Aconselha-se que esta leitura seja feita acompanhada de um copo de licor de amora. A amora não é afrodisíaca mas o vinho é, e uma coisa é certa, este doce néctar tem o suficiente para desinibir um pouco o corpo e a mente (mas não exagere).
A consagrada autora Isabel Allende, em “Afrodite”, leva-nos numa viagem ao fantástico mundo da gastronomia erótica. As páginas deste livro, um misto entre o erotismo e a gastronomia, propõem um passeio pelos lugares da memória sensual da autora, onde a fronteira entre o amor e o apetite são difusos.
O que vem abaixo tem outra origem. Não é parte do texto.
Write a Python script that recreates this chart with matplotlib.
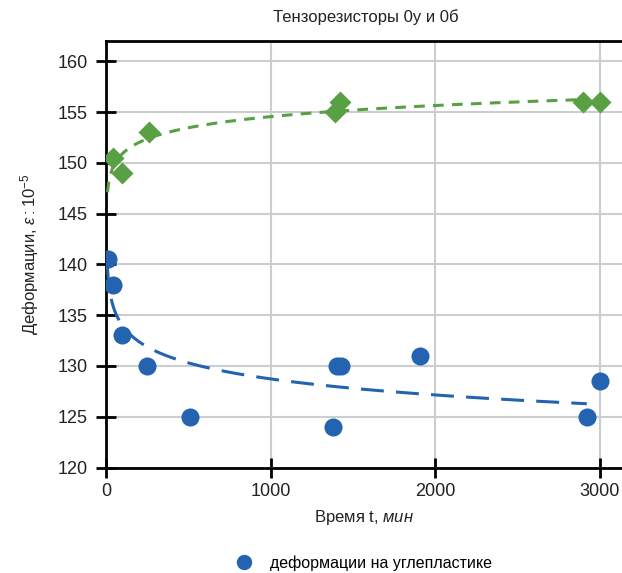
import numpy as np
import matplotlib
matplotlib.use("Agg")
import matplotlib.pyplot as plt
from matplotlib import font_manager

names = {f.name for f in font_manager.fontManager.ttflist}
narrow = "Liberation Sans Narrow" if "Liberation Sans Narrow" in names else "Liberation Sans"
plt.rcParams['font.family'] = [narrow, 'DejaVu Sans']
plt.rcParams['mathtext.fontset'] = 'custom'
plt.rcParams['mathtext.it'] = narrow + ':italic'
plt.rcParams['mathtext.rm'] = narrow

# Data
blue_t = [10, 40, 100, 250, 510, 1380, 1400, 1430, 1910, 2920, 3000]
blue_v = [140.5, 138, 133, 130, 125, 124, 130, 130, 131, 125, 128.5]
green_t = [40, 100, 260, 1390, 1420, 2900, 3000]
green_v = [150.5, 149, 153, 155, 156, 156, 156]

title = "Тензорезисторы 0у и 0б"
legend_label = "деформации на углепластике"
xticks = [0, 1000, 2000, 3000]
yticks = [120, 125, 130, 135, 140, 145, 150, 155, 160]

blue_c = "#2363b0"
green_c = "#58a043"

fig = plt.figure(figsize=(6.22, 5.73), dpi=100)
ax = fig.add_axes([106/622, 1 - 467.5/573, (622-106)/622, (467.5-41)/573])

# log trend lines fitted from data
bt = np.array(blue_t, float); bv = np.array(blue_v, float)
gt = np.array(green_t, float); gv = np.array(green_v, float)
bp = np.polyfit(np.log(bt), bv, 1)
gp = np.polyfit(np.log(gt), gv, 1)
xb = np.linspace(7, 2920, 400)
xg = np.linspace(9, 2900, 400)
ax.plot(xb, np.polyval(bp, np.log(xb)), color=blue_c, lw=2.2, ls=(0, (7.5, 4)), zorder=3)
ax.plot(xg, np.polyval(gp, np.log(xg)), color=green_c, lw=2.2, ls=(0, (3.5, 2.7)), zorder=3)

ax.plot(blue_t, blue_v, 'o', color=blue_c, ms=13, mec='none', zorder=4, label=legend_label)
ax.plot(green_t, green_v, 'D', color=green_c, ms=11, mec='none', zorder=4)

ax.set_xlim(0, 3134)
ax.set_ylim(120, 162)
ax.set_xticks(xticks)
ax.set_yticks(yticks)
ax.grid(True, color="#c9ced1", lw=1.5)
ax.set_axisbelow(True)
for s in ['left', 'bottom', 'top']:
    ax.spines[s].set_linewidth(2)
    ax.spines[s].set_color('black')
ax.spines['right'].set_visible(False)
ax.tick_params(direction='inout', length=14, width=2, labelsize=13, pad=4, colors='black')
ax.tick_params(axis='y', pad=6)
for lab in ax.get_xticklabels() + ax.get_yticklabels():
    lab.set_color('#222222')

ax.set_title(title, fontsize=12, pad=14, color='#222222', x=(366-106)/(622-106))
ax.set_xlabel("Время t, $\\mathit{мин}$", fontsize=12, labelpad=6, color='#222222')
ax.set_ylabel("Деформации, $\\mathit{ε: 10^{-5}}$", fontsize=12, labelpad=12, color='#222222')

fig.legend(loc='center', bbox_to_anchor=(360/622, 1 - 563/573), frameon=False,
           fontsize=11.5, handletextpad=0.6, markerscale=0.85)

fig.savefig("out.png", dpi=100)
A minha tia Teresa, a que se foi transformando em anjo e morreu com indícios de asas nos ombros, está para sempre ligada ao cheiro de rebuçados de violeta. Quando esta dama encantadora aparecia de visita com o seu vestido cinzento e a sua cabeça coroada de neve, nos as crianças corríamos ao seu encontro e ela abria com gestos rituais a sua velha mala, sempre a mesma, tirava uma pequena caixa de lata pintada e dava-nos um rebuçado cor de malva. E a partir de então, todas as vezes que o aroma inconfundível de violetas se insinua no ar, a imagem dessa tia santa, que roubava flores nos jardina alheios para levar aos moribundos no hospital, regressa intacta à minha alma. Quarenta anos depois eu soube que era esse o selo de Josefina Bonaparte, que confiava cegamente no poder afrodisíaco daquele aroma fugidio que tão depressa assalta com uma intensidade quase nauseabunda, como desaparece sem deixar rasto para logo voltar com renovado ardor.
“Afrodite” surge de uma catarse. Após a morte da filha, a autora viveu com uma tristeza profunda durante três anos. O “basta” foi dado com o projeto de escrever este livro. Ele agrega várias receitas: sopas, molhos, pratos principais, bebidas afrodisíacas, caldas, cremes e doces que colocam a gula no patamar do prazer. Daí Isabel Allende defender que o sabor e o paladar da comida estão associados à sexualidade.
Senão vejamos: na sopa começam as insinuações, na entrada saboreiam-se os jogos eróticos, no prato principal e na sobremesa, atinge-se o clímax. E depois, mais um copo de licor para afagar a alma.
Um destes dias o Cascais Food Lab ainda se propõe confeccionar a Carlota dos Amantes, uma bebida à base de chocolate, nozes, café, licor e ovos e depois contamos como foi a experiência... ou talvez não.